Atlas

In This Chapter

The main idea behind this part of the RAG system
The trade-offs that matter in practice
The interview framing that makes the topic easier to explain

What an Embedding Is

An embedding is a vector representation of text.

The important property is not that it is "a list of numbers." The important property is that text with similar meaning is mapped to nearby points in vector space.

That is what makes semantic retrieval possible.

Why Embeddings Matter in RAG

In RAG, both document chunks and the user's query are embedded into the same vector space.

chunk -> embedding
query -> embedding
nearest vectors -> retrieved candidates

text

If the embedding model is weak, retrieval quality is capped before reranking or generation even begins.

What a Good Embedding Model Needs to Capture

A useful embedding model should preserve:

semantic similarity
domain terminology
paraphrases
enough distinction between closely related concepts

For example, a strong model should understand that:

refund window and money-back guarantee are related
enterprise pricing and consumer pricing are not interchangeable

That distinction is what turns raw text into retrievable knowledge.

Similarity and Vector Search

Once text is embedded, retrieval systems compare vectors using measures such as cosine similarity or inner product.

You usually do not compute those scores manually. The vector database handles that part.

The main interview point is:

embeddings define the retrieval space; the vector database only searches inside it

Model Choice Tradeoffs

Choosing an embedding model is a tradeoff across:

quality
cost
latency
dimensionality
domain fit

The best model is not always the largest one. A cheaper model with strong domain coverage can outperform a larger general-purpose model on your actual corpus.

A Common Failure Mode

A frequent mistake is treating embeddings as a solved infrastructure detail.

They are not.

If the model does not represent your domain well, you will see:

relevant chunks not retrieved
semantically close but wrong chunks retrieved
unstable behavior across similar queries

That often gets misdiagnosed as a vector DB problem when it is really an embedding problem.

Key Questions

Q: What is an embedding and why is it important in RAG?
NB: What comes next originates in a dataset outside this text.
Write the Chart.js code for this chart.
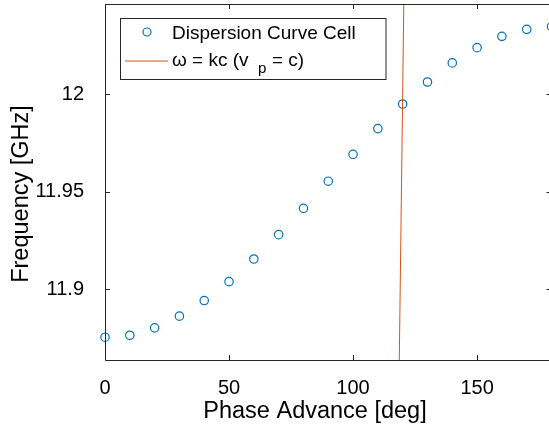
<!DOCTYPE html>
<html><head><meta charset="utf-8">
<script src="https://cdn.jsdelivr.net/npm/chart.js@4/dist/chart.umd.min.js"></script>
<style>
html,body{margin:0;padding:0;overflow:hidden;background:#fff;width:549px;height:431px}
#wrap{position:relative;width:553px;height:431px}
</style>
</head><body><div id="wrap"><canvas id="c" width="553" height="431"></canvas></div>
<script>
const phaseAdvance = [0,10,20,30,40,50,60,70,80,90,100,110,120,130,140,150,160,170,180];
const frequency = [11.8754,11.8764,11.8802,11.8862,11.8942,11.9039,11.9155,11.9280,11.9415,11.9554,11.9692,11.9824,11.9950,12.0063,12.0161,12.0239,12.0297,12.0333,12.0347];
const lightLinePhase = [118.6, 120.5];
const lightLineFreq = [11.86, 12.05];
const xTicks = [0,50,100,150];
const yTicks = [11.9,11.95,12];
const xLimits = [0,180];
const yLimits = [11.8637,12.0463];
const xTitle = 'Phase Advance [deg]';
const yTitle = 'Frequency [GHz]';
const legendLabels = ['Dispersion Curve Cell','ω = kc (v','p','= c)'];

const FONT = '"Liberation Sans", Arial, Helvetica, sans-serif';
const AX = '#262626';
const BLUE = '#0072BD';
const ORANGE = '#D95319';

const cellData = phaseAdvance.map((x,i)=>({x:x,y:frequency[i]}));
const lineData = lightLinePhase.map((x,i)=>({x:x,y:lightLineFreq[i]}));

const framePlugin = {
  id:'frame',
  afterDraw(chart){
    const ctx = chart.ctx, a = chart.chartArea;
    const xs = chart.scales.x, ys = chart.scales.y;
    ctx.save();
    ctx.strokeStyle = AX; ctx.lineWidth = 1;
    ctx.beginPath();
    ctx.rect(a.left+0.5, a.top+0.5, a.right-a.left, a.bottom-a.top);
    ctx.stroke();
    const tl = 5;
    ctx.beginPath();
    xTicks.forEach(v=>{
      const px = Math.round(xs.getPixelForValue(v))+0.5;
      ctx.moveTo(px,a.bottom); ctx.lineTo(px,a.bottom-tl);
      ctx.moveTo(px,a.top); ctx.lineTo(px,a.top+tl);
    });
    yTicks.forEach(v=>{
      const py = Math.round(ys.getPixelForValue(v))+0.5;
      ctx.moveTo(a.left,py); ctx.lineTo(a.left+tl,py);
      ctx.moveTo(a.right,py); ctx.lineTo(a.right-tl,py);
    });
    ctx.stroke();

    // axis titles
    ctx.fillStyle = '#000';
    ctx.font = '23.5px '+FONT;
    ctx.textAlign = 'center'; ctx.textBaseline = 'alphabetic';
    ctx.fillText(xTitle, 315, 418);
    ctx.save();
    ctx.translate(28, 194);
    ctx.rotate(-Math.PI/2);
    ctx.fillText(yTitle, 0, 0);
    ctx.restore();

    // legend
    const L=120.5, T=18.5, R=386, B=79.5;
    ctx.fillStyle='#fff';
    ctx.fillRect(L,T,R-L,B-T);
    ctx.strokeStyle=AX; ctx.lineWidth=1;
    ctx.strokeRect(L,T,R-L,B-T);
    ctx.strokeStyle=BLUE; ctx.lineWidth=1.2;
    ctx.beginPath(); ctx.arc(147,32,4,0,Math.PI*2); ctx.stroke();
    ctx.fillStyle='#000';
    ctx.textAlign='left'; ctx.textBaseline='alphabetic';
    ctx.font='19px '+FONT;
    ctx.fillText(legendLabels[0],172,38.5);
    ctx.strokeStyle=ORANGE; ctx.lineWidth=1;
    ctx.beginPath(); ctx.moveTo(125,61); ctx.lineTo(168,61); ctx.stroke();
    ctx.font='19px '+FONT;
    ctx.fillText(legendLabels[1],172,66);
    ctx.font='15px '+FONT;
    ctx.fillText(legendLabels[2],258,73);
    ctx.font='19px '+FONT;
    ctx.fillText(legendLabels[3],272,66);
    ctx.restore();
  }
};

new Chart(document.getElementById('c'),{
  type:'scatter',
  data:{datasets:[
    {label:'ω = kc', data:lineData, showLine:true, borderColor:ORANGE, backgroundColor:ORANGE, borderWidth:1, pointRadius:0, order:0},
    {label:'Dispersion Curve Cell', data:cellData, showLine:false, pointStyle:'circle', pointRadius:4.2, borderWidth:1.2, borderColor:BLUE, backgroundColor:'rgba(0,0,0,0)', clip:false, order:1}
  ]},
  options:{
    responsive:false, animation:false, devicePixelRatio:1,
    layout:{autoPadding:false, padding:{left:0,right:1.5,top:4,bottom:0}},
    plugins:{legend:{display:false}, tooltip:{enabled:false}},
    scales:{
      x:{type:'linear', min:xLimits[0], max:xLimits[1],
        afterBuildTicks:s=>{s.ticks = xTicks.map(v=>({value:v}));},
        afterFit:s=>{s.height=71; s.paddingLeft=0; s.paddingRight=0;},
        grid:{display:false}, border:{display:false},
        ticks:{font:{family:FONT,size:20}, color:'#000', padding:8, maxRotation:0, callback:v=>String(v)}
      },
      y:{type:'linear', min:yLimits[0], max:yLimits[1],
        afterBuildTicks:s=>{s.ticks = yTicks.map(v=>({value:v}));},
        afterFit:s=>{s.width=105; s.paddingTop=0; s.paddingBottom=0;},
        grid:{display:false}, border:{display:false},
        ticks:{font:{family:FONT,size:20}, color:'#000', padding:13, callback:v=>String(v)}
      }
    }
  },
  plugins:[framePlugin]
});
</script>
</body></html>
An embedding is a vector representation of text where semantically similar content is placed near each other in vector space. In RAG, both documents and queries are embedded so the retriever can find meaning-based matches instead of relying only on exact keywords.

Q: What do embeddings do that keyword search cannot do well?

Embeddings allow retrieval to match based on meaning rather than exact wording. That means a query can retrieve relevant chunks even when the source document uses different phrasing, synonyms, or paraphrases.

Q: Why is the embedding model such a high-leverage choice in a RAG system?

Because it defines the retrieval space itself. If semantically important distinctions are not preserved in the embedding space, the rest of the pipeline is working with weak candidates from the start.

Q: Why must indexing and querying use the same embedding model?

Because both documents and queries need to live in the same vector space. If they are embedded with different models, similarity scores become inconsistent and retrieval quality breaks down.